European investors are most eager to see Turkmenistan buy into the proposed 1,800-mile, westward-bound Nabucco pipeline. The line remains a project in search of both investors and volumes of hydrocarbons to fill it; if built, Nabucco would be Europe's longest and costliest, causing sticker shock with a final price estimated at more than $7.9 billion. Unfortunately, the TAP pipeline faces the small problem of the persistent Taliban insurgency, a problem aided and abetted years ago in no small measure by Niyazov, Kabul's major trading partner during the Taliban's years in power.

But the Afghan insurgency blocks Turkmen exports to Pakistan and India. With a combined population of 1.3 billion, the Indian subcontinent represents Turkmenistan's most lucrative potential market, and Berdymukhamedov's government may be preparing to abandon a decade-old precept of the country's foreign policy to reach it. Under Niyazov, one of the most cherished tenets of Turkmenistan's foreign relations was its policy of neutrality. Perhaps the most startling change in Turkmenistan's foreign policy came April 22, when Turkmenistan newspaper Neitral'nyi reported Berdymukhamedov met with the visiting president of the U.N. General Assembly, Srgjan Kerim, and requested that the United Nations adopt a new convention guaranteeing pipeline security, noting, "Turkmenistan is launching active discussions on a U.N. convention on international pipeline security."

The proposal represents abandonment of a fiercely nationalist policy persistently pursued by Niyazov, who, despite the Kremlin's blandishments, never permitted either U.S. or Russian military bases, though, in the aftermath of Sept. 11, he did permit the Pentagon to conduct humanitarian overflight missions to peacekeeping forces in Afghanistan. Needless to say, if the United Nations passed such a pipeline security resolution, U.N. forces would be posted to volatile regions to protect hydrocarbon assets, no doubt along the largely porous 500-mile Turkmen-Afghan border. Conversely, Turkmen exports northward through Gazprom's networks, eastward toward China or westward under or around the Caspian, pose little such risk.

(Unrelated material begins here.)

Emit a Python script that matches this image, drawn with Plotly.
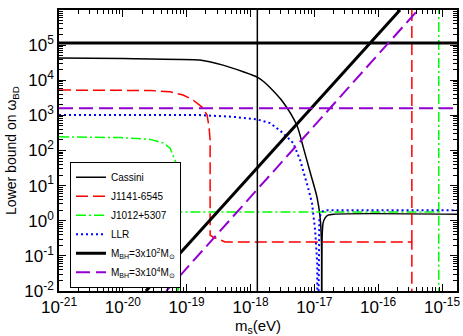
import plotly.graph_objects as go

# values (x in eV, y = lower bound on omega_BD)
cassini_x = [1e-21, 1e-20, 2.7e-20, 1.6e-19, 3.7e-19, 7.7e-19, 1.27e-18, 1.6e-18, 2.0e-18, 3.2e-18,
             5.3e-18, 6.7e-18, 8.6e-18, 1.1e-17, 1.23e-17, 1.29e-17, 1.30e-17, None,
             1.31e-17, 1.37e-17, 1.47e-17, 1.64e-17, 2.0e-17, 1.8e-15]
cassini_y = [4.3e4, 4.15e4, 4.0e4, 3.76e4, 2.7e4, 1.75e4, 1.23e4, 9.2e3, 6.3e3, 2.44e3,
             530, 125, 24, 4.7, 1.27, 0.28, 1e-3, None,
             1e-3, 0.85, 1.19, 1.44, 1.54, 1.54]

j1141_x = [1e-21, 2.7e-20, 5.5e-20, 8.8e-20, 1.26e-19, 1.74e-19, 2.09e-19, 2.24e-19, 2.33e-19,
           2.33e-19, 2.6e-19, 4.0e-19, 3.37e-16, 3.37e-16, None, 3.37e-16, 3.37e-16]
j1141_y = [5.26e3, 5.1e3, 4.7e3, 3.8e3, 2.73e3, 1.72e3, 1.02e3, 465, 198,
           0.39, 0.34, 0.25, 0.25, 1e-3, None, 0.25, 1e7]

j1012_x = [1e-21, 9e-21, 2.7e-20, 4.3e-20, 5.5e-20, 6.35e-20, 6.8e-20, 7.2e-20, 7.3e-20, None,
           7.4e-20, 7.45e-20, 8.9e-16, 8.9e-16, None, 8.9e-16, 8.9e-16]
j1012_y = [245, 233, 207, 163, 117, 65, 44, 20, 1e-3, None,
           1e-3, 1.77, 1.77, 1e-3, None, 1.77, 1e7]

llr_x = [1e-21, 1.6e-19, 5.3e-19, 1.27e-18, 2.03e-18, 3.24e-18, 4.66e-18, 6.0e-18, 8.0e-18,
         9.2e-18, 1.03e-17, 1.11e-17, 1.12e-17, None,
         1.15e-17, 1.17e-17, 1.2e-17, 1.3e-17, 1.5e-17, 1.8e-15]
llr_y = [1.02e3, 1.02e3, 912, 769, 603, 313, 163, 53, 8.5,
         3.16, 0.54, 0.062, 1e-3, None,
         1e-3, 0.3, 1.2, 1.8, 2.0, 2.0]

bh2_x = [1e-21, 1.8e-15, None, 2.3e-20, 2.2e-16]
bh2_y = [1.15e5, 1.15e5, None, 1e-2, 1e6]
bh2_vline_x = [1.28e-18, 1.28e-18]
bh2_vline_y = [1e-3, 1e7]

bh4_x = [1e-21, 1.8e-15, None, 4.8e-20, 4.2e-16]
bh4_y = [1.6e3, 1.6e3, None, 1e-2, 1e6]

x_decades = [-21, -20, -19, -18, -17, -16, -15]
y_decades = [-2, -1, 0, 1, 2, 3, 4, 5, 6]

FONT = "Arial, Liberation Sans, sans-serif"

fig = go.Figure()
fig.add_trace(go.Scatter(x=cassini_x, y=cassini_y, mode="lines", name="Cassini",
                         line=dict(color="black", width=1.5, shape="spline", smoothing=0.8)))
fig.add_trace(go.Scatter(x=j1141_x, y=j1141_y, mode="lines", name="J1141-6545",
                         line=dict(color="#ff0000", width=1.5, dash="12px,5px")))
fig.add_trace(go.Scatter(x=j1012_x, y=j1012_y, mode="lines", name="J1012+5307",
                         line=dict(color="#00ff00", width=1.5, dash="10px,3px,2px,3px")))
fig.add_trace(go.Scatter(x=llr_x, y=llr_y, mode="lines", name="LLR",
                         line=dict(color="#0000ff", width=2, dash="2px,3px")))
fig.add_trace(go.Scatter(x=bh2_x, y=bh2_y, mode="lines",
                         name="M<sub>BH</sub>=3x10<sup>2</sup>M<sub>⊙</sub>",
                         line=dict(color="black", width=3)))
fig.add_trace(go.Scatter(x=bh4_x, y=bh4_y, mode="lines",
                         name="M<sub>BH</sub>=3x10<sup>4</sup>M<sub>⊙</sub>",
                         line=dict(color="#9400d3", width=2, dash="14px,6px")))
fig.add_trace(go.Scatter(x=bh2_vline_x, y=bh2_vline_y, mode="lines", showlegend=False,
                         line=dict(color="black", width=1.5)))

x_minor = [m * 10.0 ** d for d in x_decades for m in range(2, 10)]
y_minor = [m * 10.0 ** d for d in y_decades for m in range(2, 10)]

axis_common = dict(type="log", showgrid=False, zeroline=False, showline=True,
                   linecolor="black", linewidth=1.5, mirror="ticks", ticks="inside",
                   ticklen=7, tickwidth=1, tickcolor="black", automargin=False,
                   tickfont=dict(family=FONT, size=17, color="black"))

fig.update_xaxes(**axis_common, range=[-21, -14.765],
                 tickvals=[10.0 ** d for d in x_decades],
                 ticktext=[f"10<sup>{d}</sup>" for d in x_decades],
                 minor=dict(tickmode="array", tickvals=x_minor, ticks="inside",
                            ticklen=4, tickcolor="black", showgrid=False),
                 title=dict(text="m<sub>s</sub>(eV)", font=dict(family=FONT, size=15, color="black"),
                            standoff=4))
fig.update_yaxes(**axis_common, range=[-2, 6],
                 tickvals=[10.0 ** d for d in y_decades],
                 ticktext=[f"10<sup>{d}</sup>" for d in y_decades],
                 minor=dict(tickmode="array", tickvals=y_minor, ticks="inside",
                            ticklen=4, tickcolor="black", showgrid=False),
                 title=dict(text="Lower bound on ω<sub>BD</sub>",
                            font=dict(family=FONT, size=14, color="black"), standoff=4))

fig.update_layout(
    template="none",
    width=463, height=336,
    margin=dict(l=59, r=6, t=10, b=45),
    paper_bgcolor="white", plot_bgcolor="white",
    font=dict(family=FONT, color="black"),
    legend=dict(x=0.0276, y=0.46, xanchor="left", yanchor="top",
                bgcolor="white", bordercolor="black", borderwidth=1,
                font=dict(family=FONT, size=10, color="black"),
                itemwidth=30, tracegroupgap=0),
)

fig.write_html("out.html", config={"displayModeBar": False},
               post_script="document.body.style.margin='0';"
                           "document.documentElement.style.overflow='hidden';")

In the end, the pipeline euphoria wafting through Ashgabat will come down to who makes the best offer. In a world of record high and still rising energy prices, investors eager to secure a slice of Turkmenistan's energy riches are doubtlessly fattening their proposals daily. Interested analysts will be watching to see if greed trumps neutrality -- in any case, market forces are slowly nudging Turkmenistan into the international community, leaving Niyazov's isolated Stalinist state gripped by a cult of personality more behind with each passing day.

The question yet to be answered is who will benefit from a massive influx of hydrocarbon revenue. The U.S. State Department estimates the Turkmen minimum wage to be $40-$60 per month; as their country looks to become the Caspian's new El Dorado, doubtless many Turkmen are wondering if the energy riches will have a trickle-down effect or whether the national economy will continue to resemble their parched nation, which is more than 90 percent desert. The near-term decisions made by the regime will eventually determine whether U.N. troops will protect pipelines or an affluent government from its impoverished citizenry.